= Cusseta (tribal town) =

Cusseta, also known as Kasihta, was a Peace Town of the Lower Towns, a division of the Muscogee Confederacy. It was located in what the Spanish called Apalachicola Province on the Chattahoochee River, then in what is now the state of Georgia near the Ocmulgee River, and finally again on the Chattahoochee River. It was one of the two major towns of the Lower Creek, with a population of 1,918 in 1832.

==Origins==
According to Muscogee oral history, early Creek from Ocmulgee settled Cusseta and Coweta, approximately around 900–1000 CE.

==18th–19th centuries==
After the Yamasee War, the people of Cusseta moved from the Chattahoochee River and rebuilt their town on the Ocmulgee River. Until the 1830s forced removal of the Creek Indians from Georgia and Alabama, Cusseta was one of the oldest and most significant Creek towns. The census of 1832–33 recorded 1,918 residents living in Cusseta.

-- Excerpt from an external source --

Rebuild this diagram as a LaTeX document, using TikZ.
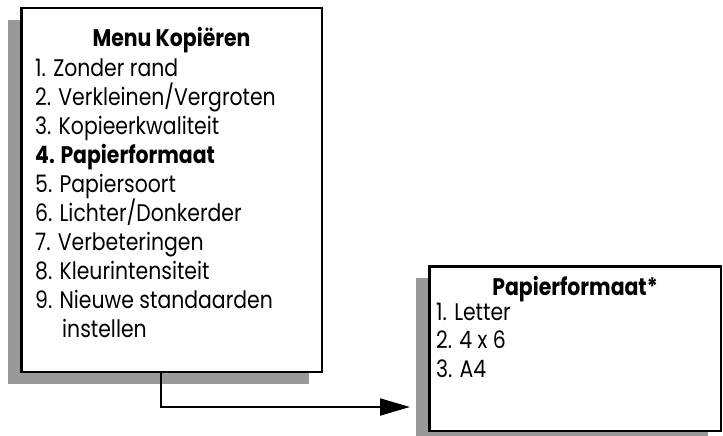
\documentclass[tikz,border=0pt]{standalone}
\usepackage{fontspec}
\setmainfont{Poppins}[FakeStretch=0.85]
\usetikzlibrary{arrows.meta,shadows}

\definecolor{schaduw}{RGB}{153,153,153}

\tikzset{
	menubox/.style={draw, line width=2.5pt, fill=white, inner sep=0pt,
		drop shadow={shadow xshift=-13pt, shadow yshift=-12pt, fill=schaduw, opacity=1}},
	regel/.style={anchor=base west, inner sep=0pt, font=\fontsize{24}{28}\selectfont},
	kop/.style={anchor=base, inner sep=0pt, font=\fontsize{24}{28}\selectfont\bfseries},
	pijl/.style={line width=2pt, -{Triangle[length=30pt, width=17pt]}}
}

\begin{document}
\begin{tikzpicture}[x=1pt, y=1pt]
	\useasboundingbox (0, 0) rectangle (723, -436);
	
	% linker menu
	\node[menubox, minimum width=300.5pt, minimum height=363.5pt] (kopieer) at (171.5, -190) {};
	\node[kop] (kopieertitel) at (171.5, -47) {Menu Kopiëren};
	\foreach \tekst [count=\i] in {1. Zonder rand, 2. Verkleinen/Vergroten, 3. Kopieerkwaliteit,
		\textbf{4. Papierformaat}, 5. Papiersoort, 6. Lichter/Donkerder, 7. Verbeteringen,
		8. Kleurintensiteit, 9. Nieuwe standaarden}
		\node[regel] (kopieer\i) at (35, -77 - 28.9*\i + 28.9) {\tekst};
	\node[regel] (kopieer10) at (62, -337) {instellen};
	
	% rechter menu
	\node[menubox, minimum width=291.5pt, minimum height=164.5pt] (papier) at (575, -348.5) {};
	\node[kop] (papiertitel) at (575, -295) {Papierformaat*};
	\node[regel] (papier1) at (436, -320) {1. Letter};
	\node[regel] (papier2) at (436, -348) {2. 4 x 6};
	\node[regel] (papier3) at (436, -377) {3. A4};
	
	\coordinate (pijlpunt) at ([xshift=-18pt, yshift=25pt]papier.south west);
	\draw[pijl] ([xshift=141pt]kopieer.south west) |- (pijlpunt);
\end{tikzpicture}
\end{document}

At the town on 24 March 1832, representatives of the Creek Nation signed the Treaty of Cusseta, ceding all the Nation's lands east of the Mississippi River to the United States as part of Indian Removal. They were to receive territory in exchange west of the Mississippi, in what was then called Indian Territory, and annuities for their land.

==Today==
Lawson Army Airfield in Fort Benning, Georgia was developed on the former site of Cusseta. The modern-day municipality of Cusseta, Georgia is named after the Muscogee Creek town and located closest to the historic site. Cusseta, Alabama is also named after the historic town.